PETROCHEMICALS FOCUS: Hengyi is likely to make its returns through the construction of its petrochemicals complex. According to a statement released to the Shenzhen Stock Exchange in April 2012, under the first phase of the project the company will build a 1.5m tonne per year light naphtha facility, a 1.5m tonne per year paraxylene unit as well as a 500,000-tonne-peryear benzene plant. Under the second phase, Hengyi will invest some $3.5bn to expand the refinery in order to produce olefins, according to the statement. The end products of these facilities are expected to be used for feedstock for Chinese factories in China.

The new development is likely to have a substantial impact at home as well.
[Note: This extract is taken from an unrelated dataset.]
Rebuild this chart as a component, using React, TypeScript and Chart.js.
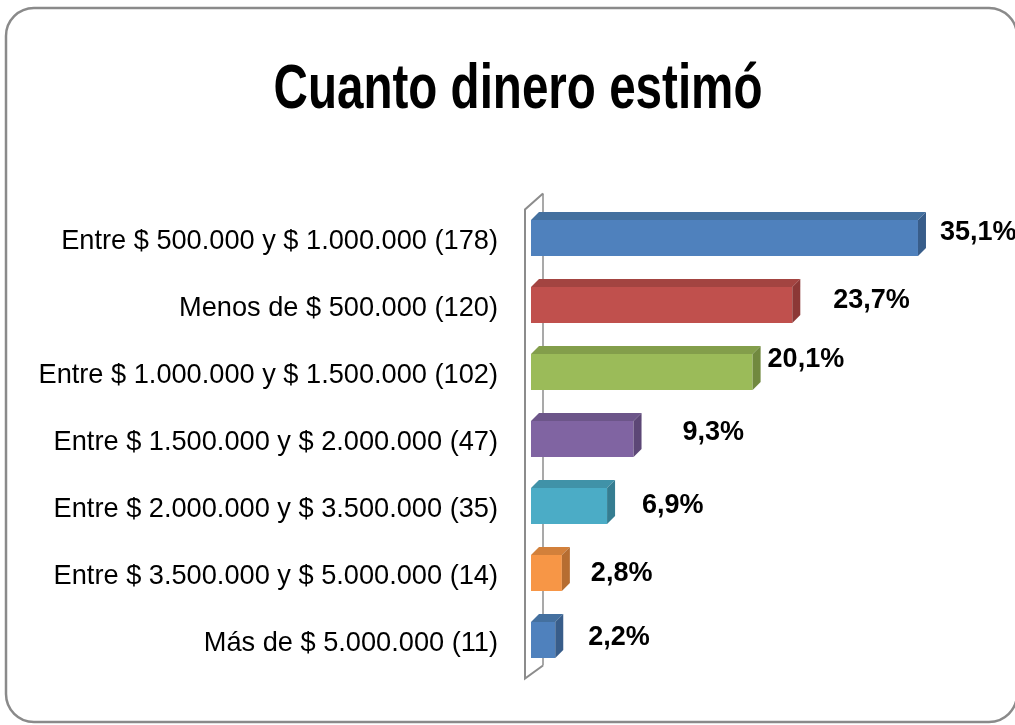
import React, { useEffect, useRef } from "react";
import { Chart, registerables } from "chart.js";

Chart.register(...registerables);

const categories = [
  "Entre $ 500.000 y $ 1.000.000 (178)",
  "Menos de $ 500.000 (120)",
  "Entre $ 1.000.000 y $ 1.500.000 (102)",
  "Entre $ 1.500.000 y $ 2.000.000 (47)",
  "Entre $ 2.000.000 y $ 3.500.000 (35)",
  "Entre $ 3.500.000 y $ 5.000.000 (14)",
  "Más de $ 5.000.000 (11)",
];
const percentages = [35.1, 23.7, 20.1, 9.3, 6.9, 2.8, 2.2];
const valueLabels = ["35,1%", "23,7%", "20,1%", "9,3%", "6,9%", "2,8%", "2,2%"];
const titleText = "Cuanto dinero estimó";

// styles
const frontColors = ["#4F81BD", "#C0504D", "#9BBB59", "#8064A2", "#4BACC6", "#F79646", "#4F81BD"];
const topColors = ["#44709F", "#A34441", "#839E4B", "#6C5589", "#4092A8", "#D2803B", "#44709F"];
const sideColors = ["#385D8A", "#8C3836", "#71893F", "#5C4776", "#357D91", "#B66D31", "#385D8A"];
const labelNudgeX = [22, 41, 15, 49, 35, 29, 33];
const labelNudgeY = [-5, -4, -12, -6, 0, 1, -2];
const DEPTH_X = 8;
const DEPTH_Y = -8;
const TITLE_FONT = "bold 63px 'Liberation Sans', Arial, sans-serif";
const TITLE_SCALE_X = 0.755;
const TITLE_CENTER_X = 518;
const TITLE_BASELINE = 108;

const W = 1015;
const H = 725;

const bar3dPlugin = {
  id: "bar3d",
  beforeDraw(chart: any) {
    const ctx = chart.ctx;
    ctx.save();
    ctx.fillStyle = "#ffffff";
    ctx.fillRect(0, 0, W, H);
    ctx.strokeStyle = "#8a8a8a";
    ctx.lineWidth = 2.5;
    ctx.beginPath();
    (ctx as any).roundRect(6, 8, 1011, 714, 28);
    ctx.stroke();
    // title (horizontally condensed like the original narrow face)
    ctx.translate(TITLE_CENTER_X, TITLE_BASELINE);
    ctx.scale(TITLE_SCALE_X, 1);
    ctx.fillStyle = "#000000";
    ctx.font = TITLE_FONT;
    ctx.textAlign = "center";
    ctx.textBaseline = "alphabetic";
    ctx.fillText(titleText, 0, 0);
    ctx.restore();
  },
  beforeDatasetsDraw(chart: any) {
    const ctx = chart.ctx;
    const a = chart.chartArea;
    const fx = a.left - 6;
    const bx = a.left + 12;
    ctx.save();
    ctx.strokeStyle = "#8c8c8c";
    ctx.lineWidth = 1.5;
    ctx.beginPath();
    ctx.moveTo(bx, a.top - 11);
    ctx.lineTo(bx, a.bottom - 8);
    ctx.stroke();
    ctx.lineWidth = 2;
    ctx.beginPath();
    ctx.moveTo(bx, a.top - 11);
    ctx.lineTo(fx, a.top + 5);
    ctx.lineTo(fx, a.bottom + 5);
    ctx.lineTo(bx, a.bottom - 8);
    ctx.stroke();
    ctx.restore();
  },
  afterDatasetsDraw(chart: any) {
    const ctx = chart.ctx;
    const meta = chart.getDatasetMeta(0);
    ctx.save();
    meta.data.forEach((el: any, i: number) => {
      const { x, y, base, height } = el.getProps(["x", "y", "base", "height"], true);
      const top = y - height / 2;
      const bottom = y + height / 2;
      ctx.fillStyle = topColors[i];
      ctx.beginPath();
      ctx.moveTo(base, top);
      ctx.lineTo(base + DEPTH_X, top + DEPTH_Y);
      ctx.lineTo(x + DEPTH_X, top + DEPTH_Y);
      ctx.lineTo(x, top);
      ctx.closePath();
      ctx.fill();
      ctx.fillStyle = sideColors[i];
      ctx.beginPath();
      ctx.moveTo(x, top);
      ctx.lineTo(x + DEPTH_X, top + DEPTH_Y);
      ctx.lineTo(x + DEPTH_X, bottom + DEPTH_Y);
      ctx.lineTo(x, bottom);
      ctx.closePath();
      ctx.fill();
      ctx.fillStyle = "#000000";
      ctx.font = "bold 27px 'Liberation Sans', Arial, sans-serif";
      ctx.textAlign = "left";
      ctx.textBaseline = "middle";
      ctx.fillText(valueLabels[i], x + labelNudgeX[i], y + labelNudgeY[i]);
    });
    ctx.restore();
  },
};

export default function App() {
  const ref = useRef<HTMLCanvasElement | null>(null);
  useEffect(() => {
    document.body.style.margin = "0";
    const canvas = ref.current;
    if (!canvas) return;
    const chart = new Chart(canvas, {
      type: "bar",
      data: {
        labels: categories,
        datasets: [
          {
            label: titleText,
            data: percentages,
            backgroundColor: frontColors,
            borderWidth: 0,
            categoryPercentage: 1,
            barPercentage: 0.54,
          },
        ],
      },
      options: {
        indexAxis: "y",
        responsive: false,
        animation: false,
        layout: { padding: { left: 31, right: 0, top: 204.5, bottom: 51.5 } },
        plugins: {
          legend: { display: false },
          tooltip: { enabled: false },
          title: { display: false },
        },
        scales: {
          x: {
            display: false,
            min: 0,
            max: 43.9,
          },
          y: {
            afterFit: (s: any) => {
              s.width = 500;
            },
            grid: { display: false, drawTicks: false },
            border: { display: false },
            ticks: {
              color: "#000000",
              padding: 33,
              labelOffset: 4,
              font: { family: "'Liberation Sans', Arial, sans-serif", size: 27.2 },
            },
          },
        },
      },
      plugins: [bar3dPlugin],
    });
    return () => chart.destroy();
  }, []);
  return (
    <div style={{ width: W, height: H }}>
      <canvas ref={ref} width={W} height={H} style={{ display: "block" }} />
    </div>
  );
}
In November, the minister of energy, Pehin Dato Yasmin Umar, told the local press at a jobs fair that the government wants to make the Sultanate a distribution centre for oil and gas products in the broader region. Pehin Dato Yasmin stated that companies from Turkey, the UAE, Germany and Japan have already committed to investing in downstream projects within the country.

The government also plans to make an additional 0.5tcf of gas available for feedstock in future petrochemical projects. The EDPMO is also targeting further downstream activity off the back of the Brunei Darussalam methanol plant, completed at the end of 2009 and run by Brunei Methanol Company, 50% owned by MGC, 25% by PetroleumBRUNEI and 25% by ITC. The plant has a capacity of 850,000 metric tonnes per year and the EDPMO is looking for off-takers for the methanol to venture further downstream.

The most immediate impact of the new refinery, however, is likely to be on the domestic market for refined products and fuels. The current 12,000 bpd BSP refinery at Seria falls well short of meeting local market demand. In 2011, domestic consumption of petrol (of varying grades) reached 323m litres with a value of BN$152.9m ($119m), according to the JPKE.

In the same year, domestic diesel consumption reached 329m litres with a value of BN$149.6m ($116.5m), while jet fuel consumption was 133.3m litres with a value of BN$137m ($106.7m). Premium petrol consumption has been growing steadily, increasing by 5.9% to 1.55m barrels in 2010, the latest year for which statistics were available. Similarly, diesel increased by 10.04% to 1.85m barrels and jet fuel increased by 23.3% to 820,000 barrels in the same year.

As such, Brunei Darussalam’s current refining capacity is inadequate to meet demand. In April 2012 the Brunei Economic Development Board released a statement saying that BSP, BSM and Zhejiang Hengyi have signed a memorandum of understanding regarding the supply of crude oil to the refinery and the off-take of refined products into the domestic market. BSM is the sole oil marketing company in the Sultanate and is responsible for the distribution of refined products in the local market, including petrol, diesel, Jet A1 fuel, LPG, lubricants and bitumen.

BSM is a 50:50 joint venture between the government and Shell International. It sells its products at a heavily subsidised price, but maintains margins through a subsidy recovery programme. Fuel is sold at an average price of approximately BN$0.50 ($0.39) per litre. The company sees sales growth of 2% per annum in the market, a trend directly tied to population growth. BSM currently has 38 petrol stations (set to increased to 41 within the next five years) and 22 tankers for distribution in the country.

OUTLOOK: In many respects, the energy sector remains outward facing; the country leans heavily on hydrocarbons for export revenue. As such, the government is pushing hard to maximise output, a strategy that involves bolstering production from existing fields and ramping up the search for new ones. While the initial results have been mixed, the authorities remain confident the country can produce oil and gas up until at least 2050. Although the main focus remains on maximising income from oil and gas, the government is also looking to leverage its long history in hydrocarbons to explore opportunities overseas and to develop a distribution hub for refined products at home. This should not only boost revenue further, but provide opportunities for both local firms and labour to play a more active role.